David Leatherdale is expected to resume his role as chief executive of the Professional Cricketers’ Association (PCA) within days. His return comes at a time when the players’ union faces a number of pressing issues, not lease about its response to the ECB’s proposed 100-ball concept for 2020.

Leatherdale was forced to step back from his position in February, having struggled with stress in the aftermath of a heavy workload and family health problems. But now, having had just over three months away from the game, Leatherdale is poised to go back to work. While no date has yet been put on that return, it is possible it will be as early as next week. If not, the PCA are hopeful it will be the following week. He is expected to start with a day a week and slowly build-up his workload.

Leatherdale’s return will be warmly greeted. Not only will there be relief that a well-known figure in the game is firmly on the road to recovery, but he has been much missed in his absence.
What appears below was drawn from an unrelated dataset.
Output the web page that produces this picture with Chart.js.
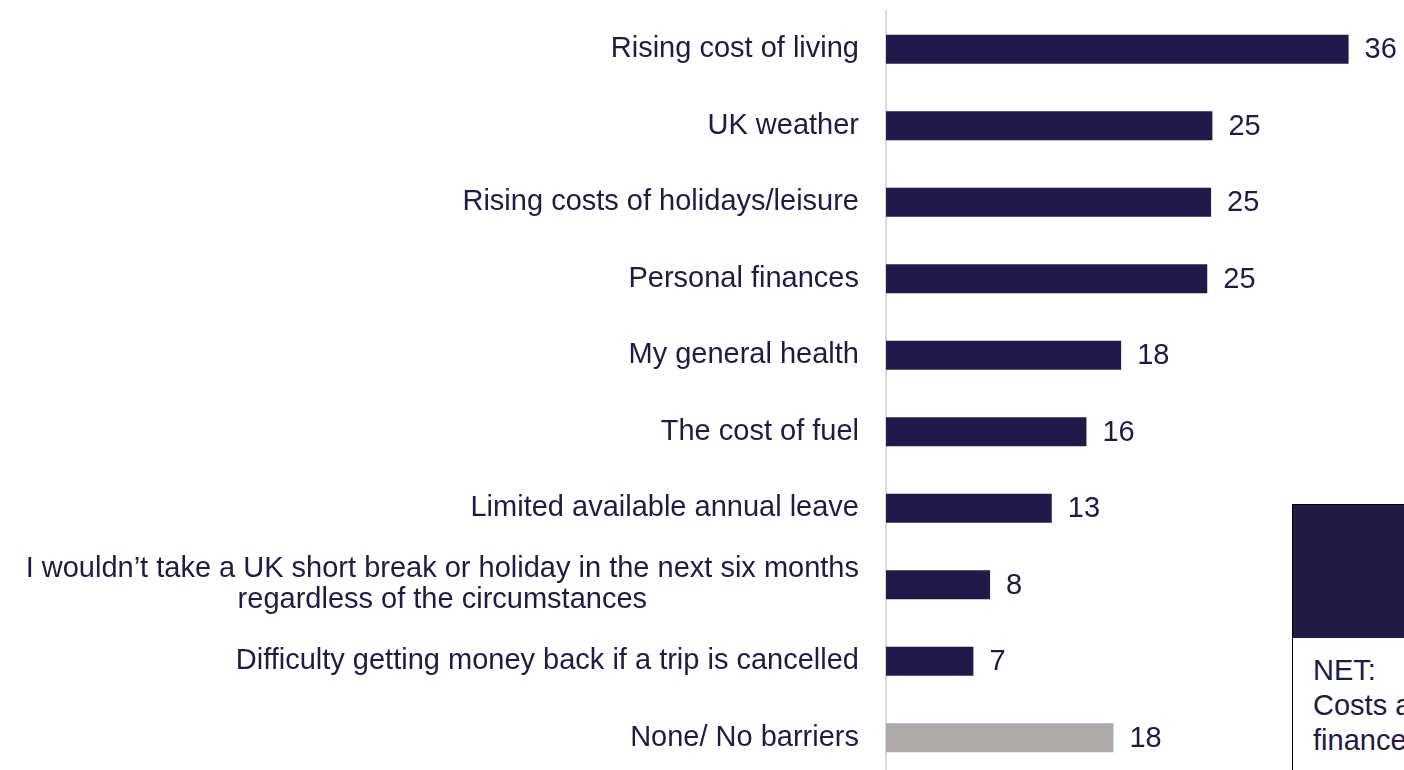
<!DOCTYPE html>
<html>
<head>
<meta charset="utf-8">
<script src="https://cdn.jsdelivr.net/npm/chart.js@4"></script>
<style>
  html, body { margin: 0; padding: 0; background: #fff; overflow: hidden; }
  #wrap { position: relative; width: 1404px; height: 770px; overflow: hidden; }
  #box { position: absolute; width: 1404px; height: 796px; left: 0; top: -6px; }
  .net-top { position: absolute; left: 1292px; top: 504px; width: 130px; height: 133px;
    background: #201a44; border: 1px solid #000; }
  .net-bottom { position: absolute; left: 1292px; top: 638px; width: 130px; height: 140px;
    background: #fff; border: 1px solid #000; border-top: none;
    font-family: Arial, "Liberation Sans", sans-serif; font-size: 29px; line-height: 35px;
    color: #201a44; padding: 15px 0 0 20px; box-sizing: border-box; white-space: nowrap; }
</style>
</head>
<body>
<div id="wrap">
  <div id="box"><canvas id="barrierChart"></canvas></div>
  <div class="net-top"></div>
  <div class="net-bottom">NET:<br>Costs and<br>finances</div>
</div>
<script>
const categories = [
  'Rising cost of living',
  'UK weather',
  'Rising costs of holidays/leisure',
  'Personal finances',
  'My general health',
  'The cost of fuel',
  'Limited available annual leave',
  ['I wouldn\u2019t take a UK short break or holiday in the next six months', 'regardless of the circumstances'],
  'Difficulty getting money back if a trip is cancelled',
  'None/ No barriers'
];
const values = [36, 25.4, 25.3, 25.0, 18.3, 15.6, 12.9, 8.1, 6.8, 17.7];
const valueLabels = ['36', '25', '25', '25', '18', '16', '13', '8', '7', '18'];
const barColors = ['#21194a', '#21194a', '#21194a', '#21194a', '#21194a', '#21194a', '#21194a', '#21194a', '#21194a', '#aeaaa9'];

const navy = '#201a44';
const font = 'Arial, "Liberation Sans", sans-serif';
const lineGap = 31;

// value labels after each bar, category labels right of the axis
// (multi-line labels are centred as a block, like the original)
const labelPlugin = {
  id: 'labels',
  afterDatasetsDraw(chart) {
    const ctx = chart.ctx;
    const meta = chart.getDatasetMeta(0);
    const yScale = chart.scales.y;
    const rightEdge = yScale.right - 27;
    ctx.save();
    ctx.font = '29px ' + font;
    ctx.fillStyle = navy;
    ctx.textBaseline = 'middle';

    ctx.textAlign = 'left';
    meta.data.forEach((bar, i) => {
      ctx.fillText(valueLabels[i], bar.x + 16, bar.y + 1);
    });

    categories.forEach((label, i) => {
      const y = yScale.getPixelForTick(i);
      if (Array.isArray(label)) {
        const w = Math.max(...label.map(l => ctx.measureText(l).width));
        const cx = rightEdge - w / 2;
        const y0 = y - (label.length - 1) * lineGap / 2;
        ctx.textAlign = 'center';
        label.forEach((line, j) => ctx.fillText(line, cx, y0 + j * lineGap));
      } else {
        ctx.textAlign = 'right';
        ctx.fillText(label, rightEdge, y);
      }
    });
    ctx.restore();
  }
};

const ctx = document.getElementById('barrierChart').getContext('2d');
new Chart(ctx, {
  type: 'bar',
  data: {
    labels: categories,
    datasets: [{
      data: values,
      backgroundColor: barColors,
      barPercentage: 0.38,
      categoryPercentage: 1.0
    }]
  },
  options: {
    indexAxis: 'y',
    responsive: true,
    maintainAspectRatio: false,
    animation: false,
    layout: { padding: { top: 17, right: 4, bottom: 14, left: 0 } },
    plugins: {
      legend: { display: false },
      tooltip: { enabled: false }
    },
    scales: {
      x: {
        display: false,
        min: 0,
        max: 40
      },
      y: {
        afterFit(scale) { scale.width = 886; },
        grid: { display: false },
        border: { display: true, color: '#d9d9d9', width: 2 },
        ticks: { display: false }
      }
    }
  },
  plugins: [labelPlugin]
});
</script>
</body>
</html>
At a time of great flux in the game, the PCA has been criticised in some circles for failing to support its members as vociferously as it might have done in the past, and for the closeness of its relationship with the ECB. The union’s founder, Fred Rumsey, recently told ESPNcricinfo that he wondered if the organisation was “doing enough to look after the interests of players”.

In Leatherdale’s absence – and with the position of deputy chief executive having been abandoned with the departure of Jason Ratcliffe 18 months ago – the organisation’s two chairmen, Daryl Mitchell and Matthew Wheeler, have assumed his responsibilities. But both have had to combine their PCA work with other roles: Mitchell is a senior player with Worcestershire and Wheeler fronts a couple of companies involved in sports marketing.
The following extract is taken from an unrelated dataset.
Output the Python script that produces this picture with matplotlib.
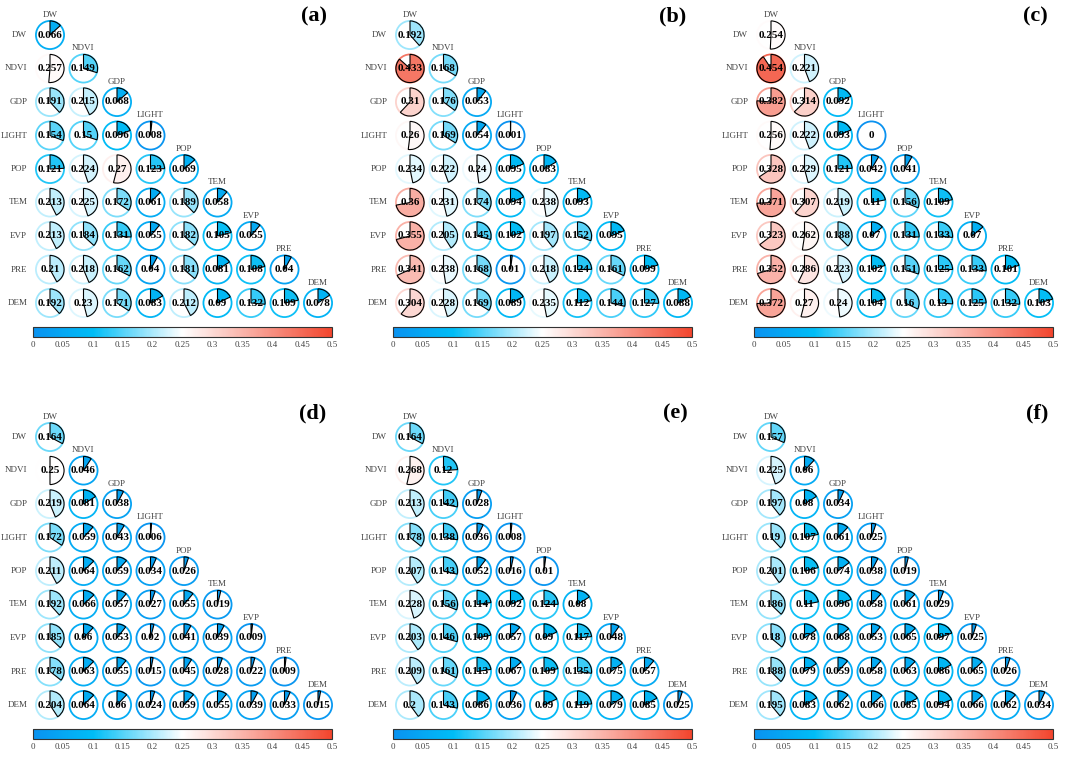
import matplotlib
matplotlib.use("Agg")
import matplotlib.pyplot as plt
from matplotlib.patches import Circle, Wedge
from matplotlib.colors import LinearSegmentedColormap, Normalize
from matplotlib.cm import ScalarMappable
import numpy as np

plt.rcParams['font.family'] = ['Liberation Serif', 'DejaVu Serif']

variables = ["DW", "NDVI", "GDP", "LIGHT", "POP", "TEM", "EVP", "PRE", "DEM"]
panel_labels = ["(a)", "(b)", "(c)", "(d)", "(e)", "(f)"]
cbar_ticks = [0, 0.05, 0.1, 0.15, 0.2, 0.25, 0.3, 0.35, 0.4, 0.45, 0.5]
cbar_ticklabels = ["0", "0.05", "0.1", "0.15", "0.2", "0.25", "0.3", "0.35", "0.4", "0.45", "0.5"]

panel_a = [
    [0.066],
    [0.257, 0.149],
    [0.191, 0.215, 0.068],
    [0.154, 0.15, 0.096, 0.008],
    [0.121, 0.224, 0.27, 0.123, 0.069],
    [0.213, 0.225, 0.172, 0.061, 0.189, 0.058],
    [0.213, 0.184, 0.131, 0.055, 0.182, 0.105, 0.055],
    [0.21, 0.218, 0.162, 0.04, 0.181, 0.081, 0.108, 0.04],
    [0.192, 0.23, 0.171, 0.083, 0.212, 0.09, 0.132, 0.109, 0.078],
]
panel_b = [
    [0.192],
    [0.433, 0.168],
    [0.31, 0.176, 0.053],
    [0.26, 0.169, 0.054, 0.001],
    [0.234, 0.222, 0.24, 0.095, 0.083],
    [0.36, 0.231, 0.174, 0.094, 0.238, 0.093],
    [0.355, 0.205, 0.145, 0.102, 0.197, 0.152, 0.095],
    [0.341, 0.238, 0.168, 0.01, 0.218, 0.124, 0.161, 0.099],
    [0.304, 0.228, 0.169, 0.089, 0.235, 0.112, 0.144, 0.127, 0.088],
]
panel_c = [
    [0.254],
    [0.454, 0.221],
    [0.382, 0.314, 0.092],
    [0.256, 0.222, 0.093, 0],
    [0.328, 0.229, 0.121, 0.042, 0.041],
    [0.371, 0.307, 0.219, 0.11, 0.156, 0.109],
    [0.323, 0.262, 0.188, 0.07, 0.131, 0.133, 0.07],
    [0.352, 0.286, 0.223, 0.102, 0.151, 0.125, 0.133, 0.101],
    [0.372, 0.27, 0.24, 0.104, 0.16, 0.13, 0.125, 0.132, 0.103],
]
panel_d = [
    [0.164],
    [0.25, 0.046],
    [0.219, 0.081, 0.038],
    [0.172, 0.059, 0.043, 0.006],
    [0.211, 0.064, 0.059, 0.034, 0.026],
    [0.192, 0.066, 0.057, 0.027, 0.055, 0.019],
    [0.185, 0.06, 0.053, 0.02, 0.041, 0.039, 0.009],
    [0.178, 0.063, 0.055, 0.015, 0.045, 0.028, 0.022, 0.009],
    [0.204, 0.064, 0.06, 0.024, 0.059, 0.055, 0.039, 0.033, 0.015],
]
panel_e = [
    [0.164],
    [0.268, 0.12],
    [0.213, 0.142, 0.028],
    [0.178, 0.138, 0.036, 0.008],
    [0.207, 0.143, 0.052, 0.016, 0.01],
    [0.228, 0.156, 0.114, 0.092, 0.124, 0.08],
    [0.203, 0.146, 0.109, 0.057, 0.09, 0.117, 0.048],
    [0.209, 0.161, 0.113, 0.067, 0.109, 0.135, 0.075, 0.057],
    [0.2, 0.143, 0.086, 0.036, 0.09, 0.119, 0.079, 0.085, 0.025],
]
panel_f = [
    [0.157],
    [0.225, 0.06],
    [0.197, 0.08, 0.034],
    [0.19, 0.107, 0.061, 0.025],
    [0.201, 0.106, 0.074, 0.038, 0.019],
    [0.186, 0.11, 0.096, 0.058, 0.061, 0.029],
    [0.18, 0.078, 0.068, 0.053, 0.065, 0.097, 0.025],
    [0.188, 0.079, 0.059, 0.058, 0.063, 0.086, 0.065, 0.026],
    [0.195, 0.083, 0.062, 0.066, 0.085, 0.094, 0.066, 0.062, 0.034],
]
panels = [panel_a, panel_b, panel_c, panel_d, panel_e, panel_f]

W, H = 1065, 760
fig = plt.figure(figsize=(W / 100, H / 100), dpi=100)

cmap = LinearSegmentedColormap.from_list(
    "bwr_custom",
    [(0.0, "#0a92f0"), (0.2, "#00bdf6"), (0.5, "#ffffff"), (1.0, "#f2452d")])
norm = Normalize(0, 0.5)

# layout (pixel anchors of the DW/DW circle, colorbar box)
origins = [(50, 35), (410, 35), (771, 35), (50, 437), (410, 437), (771, 437)]
cbars = [(33, 332, 327, 337), (393, 692, 327, 337), (754, 1053, 327, 337),
         (33, 332, 729, 739), (393, 692, 729, 739), (754, 1053, 729, 739)]
label_pos = [(314, 16), (673, 16), (1035, 16), (313, 413), (675, 413), (1037, 413)]
s = 33.5
R = 0.42

def fig_box(x0, x1, y0, y1):
    return [x0 / W, 1 - y1 / H, (x1 - x0) / W, (y1 - y0) / H]

for k, data in enumerate(panels):
    ox, oy = origins[k]
    xl, xr = -1.75, 8.6
    yt, yb = 1.05, -8.6
    ax = fig.add_axes(fig_box(ox + xl * s, ox + xr * s, oy - yt * s, oy - yb * s))
    ax.set_xlim(xl, xr)
    ax.set_ylim(yb, yt)
    ax.axis("off")
    for i, row in enumerate(data):
        for j, v in enumerate(row):
            c = cmap(norm(v))
            ax.add_patch(Circle((j, -i), R, facecolor="white", edgecolor=c, lw=1.3, zorder=2))
            if v > 0:
                ang = v / 0.5 * 360
                ax.add_patch(Wedge((j, -i), R, 90 - ang, 90, facecolor=c,
                                   edgecolor="black", lw=0.8, zorder=3))
            ax.text(j, -i, str(v), ha="center", va="center", fontsize=8,
                    fontweight="bold", color="black", zorder=4)
        ax.text(-0.68, -i, variables[i], ha="right", va="center", fontsize=6.5, color="#444444")
        ax.text(i, -i + 0.6, variables[i], ha="center", va="center", fontsize=6.5, color="#444444")
    lx, ly = label_pos[k]
    ax.text((lx - ox) / s, -(ly - oy) / s, panel_labels[k], ha="center", va="center",
            fontsize=16, fontweight="bold", clip_on=False)

    cx0, cx1, cy0, cy1 = cbars[k]
    cax = fig.add_axes(fig_box(cx0, cx1, cy0, cy1))
    cb = fig.colorbar(ScalarMappable(norm=norm, cmap=cmap), cax=cax, orientation="horizontal")
    cb.set_ticks(cbar_ticks)
    cb.set_ticklabels(cbar_ticklabels)
    cax.tick_params(length=0, pad=3, labelsize=6.5, labelcolor="#444444")
    cb.outline.set_linewidth(0.8)
    cb.outline.set_edgecolor("#333333")

fig.savefig("out.png", dpi=100)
Foremost among the issues likely to confront Leatherdale on his return is his members’ apparent opposition to “The Hundred” and an increasing realisation from players that the new competition will involve a relatively small number of them.

A new pay deal for centrally contracted England players is also on the agenda, while the PCA has just learned that the County Partnership Agreements (CPA) with counties – the agreement that includes salary cap levels, minimum salary levels and performance related fee payments among many other things – for the period 2020 to 2024 will not be finalised by the ECB until the autumn. That makes it hard for counties and players to agree the value of contracts beyond the end of the 2019 season.

But it is discussions around “The Hundred” that may remain most contentious. A sizeable number of players remain unconvinced by the format, underwhelmed by the manner in which information has been divulged to them by the ECB and unhappy that the current PCA executive is either not inclined or not able to mount any meaningful resistance.

There was talk of a vote of no confidence in the current PCA leadership a couple of weeks ago – a move that failed to gain enough support to progress – while it is understood the ECB’s chief executive, Tom Harrison, was given a torrid time at the recent meeting with the players. His insistence that the new competition was only “a concept” at this stage appears to have been contradicted by his chairman, Colin Graves, stating it was “set in stone”.

All of which is likely to leave Leatherdale with plenty on his plate upon his return.